CINDES: Classification induced neural density estimator and simulator
Dehao Dai, Jianqing Fan, Yihong Gu, Debarghya Mukherjee
TL;DR
This work addresses high-dimensional density estimation by exploiting unknown low-dimensional structure through a neural, structure-agnostic approach. It introduces Classification induced neural density estimator and simulator (CINDES), which reframes density estimation as a classification problem and couples explicit density estimation with score-based diffusion for efficient implicit sampling. Theoretical guarantees show non-asymptotic convergence bounds and minimax-like rates under low-dimensional factorizable and hierarchical composition structures, with explicit guidance on hyperparameters. Empirical results from extensive simulations and a real data application demonstrate superior performance of CINDES for both unconditional and conditional density estimation and for generating high-quality samples.
Abstract
Neural network-based methods for (un)conditional density estimation have recently gained substantial attention, as various neural density estimators have outperformed classical approaches in real-data experiments. Despite these empirical successes, implementation can be challenging due to the need to ensure non-negativity and unit-mass constraints, and theoretical understanding remains limited. In particular, it is unclear whether such estimators can adaptively achieve faster convergence rates when the underlying density exhibits a low-dimensional structure.

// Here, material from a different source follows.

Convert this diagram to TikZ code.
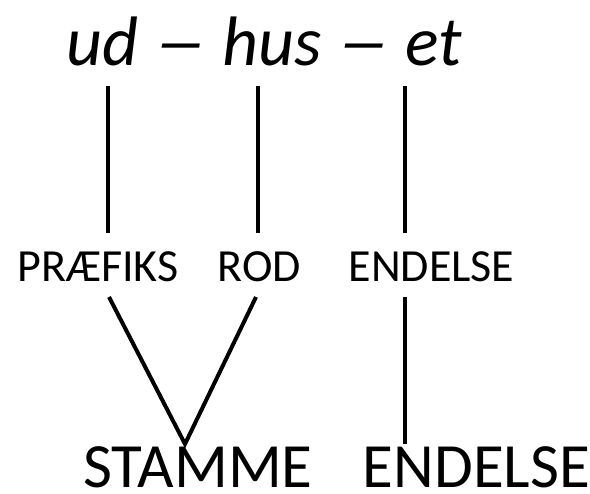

This paper addresses these gaps by proposing a structure-agnostic neural density estimator that is (i) straightforward to implement and (ii) provably adaptive, attaining faster rates when the true density admits a low-dimensional composition structure. Another key contribution of our work is to show that the proposed estimator integrates naturally into generative sampling pipelines, most notably score-based diffusion models, where it achieves provably faster convergence when the underlying density is structured. We validate its performance through extensive simulations and a real-data application.